First, jaw opening. The more vertical space you create in your mouth, the higher F1 becomes.
Second, lowering the tongue. F1 is controlled by tongue height—how high or low the tongue sits in your mouth. The lower the tongue, the higher F1 becomes.
Together, these adjustments raise F1. And when you raise F1 to approximate your fundamental frequency, you're tuning your first formant to your fundamental. That's F1:F0 tuning.
Acoustically, what this does is put F1 right where it can amplify your fundamental frequency—the strongest component of your voice. Instead of your fundamental sitting above F1 in an acoustically unfavorable position, it's now aligned with F1, getting maximum amplification. The result: your voice suddenly has intensity again, projection returns, and the note feels stable instead of precarious.
When Does This Become Necessary?
Trained sopranos use F1:F0 tuning systematically in the upper range—typically starting around E5 and continuing through the top of their range. Joliveau, Smith, and Wolfe documented this in their 2004 study of professional sopranos, and Garnier's team confirmed the pattern in 2010 with even more detailed measurements.
Now, here's what matters for your singing: Don't wait until your fundamental frequency actually exceeds F1 to start making adjustments. Begin raising F1 earlier—often a full octave below where it becomes acoustically critical.
Why start so early? Because gradual modification sounds natural. Abrupt modification sounds awkward.
If you wait until you're singing an A5 to suddenly drop your jaw and lower your tongue, the vowel transformation is so dramatic that it's perceptually jarring. But if you start making subtle adjustments at A4, then slightly more at C5, then a bit more at E5, by the time you reach A5, the vowel has migrated smoothly through vowel space. It sounds like a musical, intentional choice instead of an acoustic emergency.
What This Feels Like
Practically, F1:F0 tuning feels like progressive vowel opening as you ascend in pitch.
The vowel /i/ on a C5 might feel relatively speech-like—your jaw is in a fairly normal position, your tongue is relatively high. But as you ascend to E5, you start opening the jaw slightly, lowering the tongue slightly. The vowel begins to shift from /i/ toward /ɪ/ as in "bit."
By A5, that vowel has opened further—it's now closer to /ɛ/ as in "bet." Your jaw is significantly more open than speech /i/, your tongue is notably lower.
By C6, the vowel is essentially /æ/ as in "cat," or even approaching /a/ as in "father." If someone recorded you and played it back, they might not identify that vowel as /i/ at all. But in context—with consonants, with musical phrasing, with the text around it—the vowel still conveys the intended sound.

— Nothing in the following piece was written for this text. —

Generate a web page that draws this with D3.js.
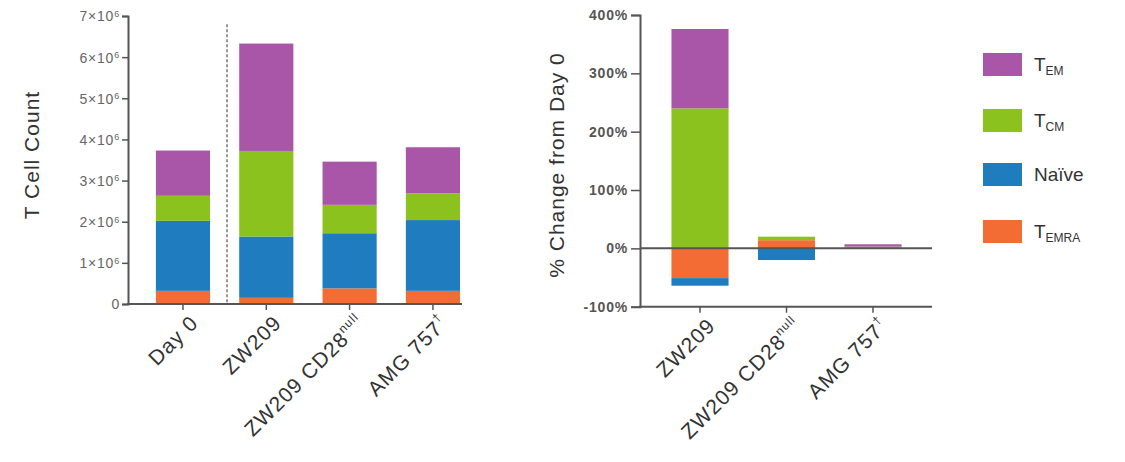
<!DOCTYPE html>
<html><head><meta charset="utf-8">
<script src="https://cdn.jsdelivr.net/npm/d3@7"></script>
<style>body{margin:0;background:#fff}svg{display:block}</style>
</head><body>
<svg id="c" width="1125" height="462"></svg>
<script>
// ---- data ----
const leftCats = ["Day 0", "ZW209", "ZW209 CD28null", "AMG 757"];
const rightCats = ["ZW209", "ZW209 CD28null", "AMG 757"];
const seriesKeys = ["TEMRA", "Naive", "TCM", "TEM"];
// left: T cell counts (×10^6)
const temraCount = [0.32, 0.15, 0.38, 0.32];
const naiveCount = [1.70, 1.49, 1.34, 1.72];
const tcmCount   = [0.61, 2.08, 0.69, 0.65];
const temCount   = [1.10, 2.61, 1.05, 1.12];
// right: % change from Day 0
const temraPct = [-51, 14, 1];
const naivePct = [-13, -20, 0];
const tcmPct   = [240, 6, 2];
const temPct   = [136, 0, 4];
const leftTicks = [0, 1, 2, 3, 4, 5, 6, 7];
const rightTicks = [-100, 0, 100, 200, 300, 400];

const colors = {TEM: "#a956a8", TCM: "#8cc21e", Naive: "#1f7dbf", TEMRA: "#f26c33"};
const legendItems = [
  {key: "TEM", main: "T", sub: "EM"},
  {key: "TCM", main: "T", sub: "CM"},
  {key: "Naive", main: "Naïve", sub: ""},
  {key: "TEMRA", main: "T", sub: "EMRA"}
];

const svg = d3.select("#c");
const axisCol = "#555";
const font = "'Liberation Sans', Arial, sans-serif";

// ---------- LEFT CHART ----------
const leftRows = leftCats.map((c, i) => ({cat: c, TEMRA: temraCount[i], Naive: naiveCount[i], TCM: tcmCount[i], TEM: temCount[i]}));
const xL = d3.scaleBand().domain(leftCats).range([141.3, 474.6]).paddingInner(0.35).paddingOuter(0.175);
const yL = d3.scaleLinear().domain([0, 7]).range([304, 16]);
const stackL = d3.stack().keys(seriesKeys)(leftRows);

const gL = svg.append("g");
gL.selectAll("g.s").data(stackL).join("g").attr("fill", d => colors[d.key])
  .selectAll("rect").data(d => d).join("rect")
  .attr("x", d => xL(d.data.cat)).attr("width", xL.bandwidth())
  .attr("y", d => yL(d[1])).attr("height", d => yL(d[0]) - yL(d[1]));

// dotted separator
gL.append("line").attr("x1", 227).attr("x2", 227).attr("y1", yL(6.8)).attr("y2", yL(0))
  .attr("stroke", "#777").attr("stroke-width", 1.5).attr("stroke-dasharray", "3,2");

// y axis
const yAxL = gL.append("g").attr("transform", "translate(128,0)")
  .call(d3.axisLeft(yL).tickValues(leftTicks).tickSize(6).tickFormat(() => ""));
yAxL.select(".domain").attr("stroke", axisCol).attr("stroke-width", 2);
yAxL.selectAll(".tick line").attr("stroke", axisCol).attr("stroke-width", 1.5);
yAxL.selectAll(".tick").each(function(d) {
  const t = d3.select(this).append("text").attr("x", -8).attr("dy", "0.35em")
    .attr("text-anchor", "end").attr("fill", "#666").attr("font-family", font).attr("font-size", 14)
    .attr("letter-spacing", 0.8);
  if (d === 0) { t.text("0"); }
  else {
    t.append("tspan").text(d + "×10");
    t.append("tspan").attr("font-size", 9).attr("dy", "-0.5em").text("6");
  }
});
// x axis baseline
gL.append("line").attr("x1", 127).attr("x2", 462).attr("y1", 304).attr("y2", 304)
  .attr("stroke", axisCol).attr("stroke-width", 2);
leftCats.forEach(c => {
  const cx = xL(c) + xL.bandwidth() / 2;
  gL.append("line").attr("x1", cx).attr("x2", cx).attr("y1", 304).attr("y2", 310)
    .attr("stroke", axisCol).attr("stroke-width", 1.5);
});

function catLabel(g, c, cx, y0) {
  const t = g.append("text").attr("transform", `translate(${cx + 6},${y0}) rotate(-45)`)
    .attr("text-anchor", "end").attr("fill", "#333").attr("font-family", font).attr("font-size", 21)
    .attr("letter-spacing", 1).attr("dy", "0.7em");
  if (c === "ZW209 CD28null") {
    t.append("tspan").text("ZW209 CD28");
    t.append("tspan").attr("font-size", 12).attr("dy", "-0.8em").text("null");
  } else if (c === "AMG 757") {
    t.append("tspan").text("AMG 757");
    t.append("tspan").attr("font-size", 12).attr("dy", "-0.8em").text("†");
  } else {
    t.text(c);
  }
}
leftCats.forEach(c => catLabel(gL, c, xL(c) + xL.bandwidth() / 2, 314));

gL.append("text").attr("transform", "translate(39,155) rotate(-90)").attr("text-anchor", "middle")
  .attr("fill", "#333").attr("font-family", font).attr("font-size", 21).attr("letter-spacing", 1)
  .text("T Cell Count");

// ---------- RIGHT CHART ----------
const rightRows = rightCats.map((c, i) => ({cat: c, TEMRA: temraPct[i], Naive: naivePct[i], TCM: tcmPct[i], TEM: temPct[i]}));
const xR = d3.scaleBand().domain(rightCats).range([656.75, 916.25]).paddingInner(0.34).paddingOuter(0.17);
const yR = d3.scaleLinear().domain([-100, 400]).range([306.7, 15]);
const stackR = d3.stack().keys(seriesKeys).offset(d3.stackOffsetDiverging)(rightRows);

const gR = svg.append("g");
gR.selectAll("g.s").data(stackR).join("g").attr("fill", d => colors[d.key])
  .selectAll("rect").data(d => d).join("rect")
  .attr("x", d => xR(d.data.cat)).attr("width", xR.bandwidth())
  .attr("y", d => yR(Math.max(d[0], d[1]))).attr("height", d => Math.abs(yR(d[0]) - yR(d[1])));

const yAxR = gR.append("g").attr("transform", "translate(640,0)")
  .call(d3.axisLeft(yR).tickValues(rightTicks).tickSize(9).tickFormat(d => d + "%"));
yAxR.select(".domain").attr("stroke", axisCol).attr("stroke-width", 2);
yAxR.selectAll(".tick line").attr("stroke", axisCol).attr("stroke-width", 1.5);
yAxR.selectAll(".tick text").attr("fill", "#555").attr("font-family", font).attr("font-size", 14)
  .attr("font-weight", "bold").attr("letter-spacing", 0.8).attr("x", -12);
// zero line
gR.append("line").attr("x1", 640).attr("x2", 932).attr("y1", yR(0)).attr("y2", yR(0))
  .attr("stroke", axisCol).attr("stroke-width", 2);
// bottom axis
gR.append("line").attr("x1", 639).attr("x2", 932).attr("y1", yR(-100)).attr("y2", yR(-100))
  .attr("stroke", axisCol).attr("stroke-width", 2);
rightCats.forEach(c => {
  const cx = xR(c) + xR.bandwidth() / 2;
  gR.append("line").attr("x1", cx).attr("x2", cx).attr("y1", yR(-100)).attr("y2", yR(-100) + 6)
    .attr("stroke", axisCol).attr("stroke-width", 1.5);
  catLabel(gR, c, cx, yR(-100) + 10);
});

gR.append("text").attr("transform", "translate(564,165) rotate(-90)").attr("text-anchor", "middle")
  .attr("fill", "#333").attr("font-family", font).attr("font-size", 21).attr("letter-spacing", 1)
  .text("% Change from Day 0");

// ---------- LEGEND ----------
const legY = [53, 109, 163, 220];
const gLeg = svg.append("g");
legendItems.forEach((it, i) => {
  gLeg.append("rect").attr("x", 983).attr("y", legY[i]).attr("width", 39).attr("height", 23)
    .attr("fill", colors[it.key]);
  const t = gLeg.append("text").attr("x", 1034).attr("y", legY[i] + 18)
    .attr("fill", "#333").attr("font-family", font).attr("font-size", 19);
  t.append("tspan").text(it.main);
  if (it.sub) t.append("tspan").attr("font-size", 12).attr("dy", "0.35em").text(it.sub);
});
</script>
</body></html>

And at E6 and above, research shows that all vowels tend to converge toward /a/-like qualities regardless of what you intended. At that pitch—1,319 Hertz—there's simply no way to maintain speech vowel distinctions. The acoustic requirements of F1:F0 tuning override vowel identity.
The Reality
I'm going to level with you about something: You cannot maintain speech vowels in the upper soprano range when you need acoustic projection. It's not acoustically viable. It's not a question of skill level or training quality. It's physics.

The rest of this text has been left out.